= Pasma =

Filipino folk illness

Pasma (from Spanish pasmar) refers to a folk illness in Filipino culture that is said to be brought about by too much exposure to coldness and water. Water is believed to facilitate the unhealthy coldness that enters the body in the Filipino culture. There are distinct signs, symptoms, perceived causes and treatments which are recognized in the folk medicine of the Philippines, but these are not described in medical textbooks, discussed in medical schools, or generally recognized by contemporary medical science. However, these symptoms have been perceived and testified as verifiable by Filipinos who have experienced sickness after a long hard day of work and abruptly taking a cold shower.

University of the Philippines anthropologist Michael Tan states:
I've been lecturing in several medical schools for several years now and I keep urging health professionals to be more inquisitive about these illnesses because even if these are not recognized by mainstream medicine, the ailments are very real as far as people are concerned, causing suffering and may even be cited as the cause of death, as in the case of "bangungot."

Alongside numerous diseases recognized by Filipino folk medicine, pasma is attributed to an interaction of "init" (heat) and "lamig" (cold).

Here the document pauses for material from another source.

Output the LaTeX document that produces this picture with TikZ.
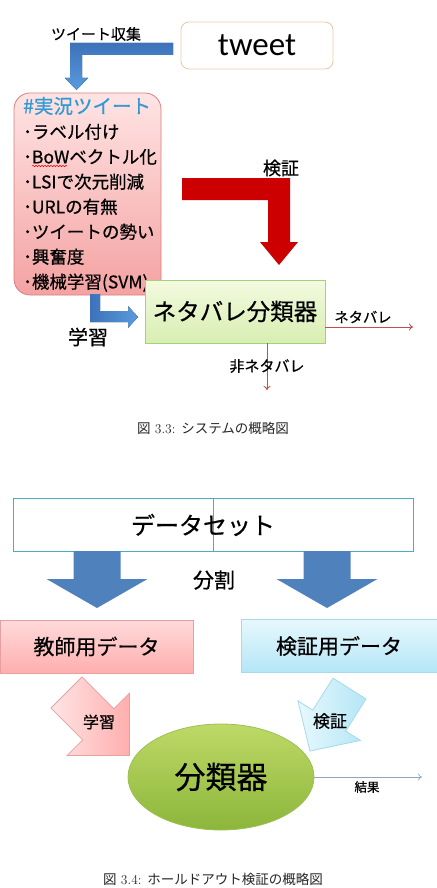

Under certain conditions, the body's muscles (kalamnan) are said to be "hot" and should not be too quickly brought into contact with "cold", in this case usually meaning cold water or air conditioners.

==Symptoms and causes==
The most common symptoms of pasma are hand tremors, sweaty palms, numbness and pains. "Pasma" is thus very different from the Spanish term espasmo, which means "spasm".

Aside from the cause of "init" and "lamig", which is a traditional concept sufficiently intact in the contemporary Philippine psyche to be accepted, alone as a cause for pasma, some association has been noted with diseases already recognized by contemporary medicine. For example, symptoms of pasma are comparable to those found in people with diabetes mellitus and thyroid dysfunction. It has also been suggested that the symptoms are often neurological in nature and may be associated to some kind of nervous dysfunction. There are several traditional practices and beliefs that people follow as ways to help prevent or avoid experiencing pasma. These include avoiding tiring, repetitive movements of the upper extremities, showering and bathing in the morning, and not washing clothes after ironing. Folkloric treatments for Pasma include massages using ginger, coconut oil, alcohol, garlic, and camphor oil. Soaking in tepid salted water or rice water is believed to cure Pasma, as well as Pasmang-bituka, a daily salted decoction of solasi (Holy basil).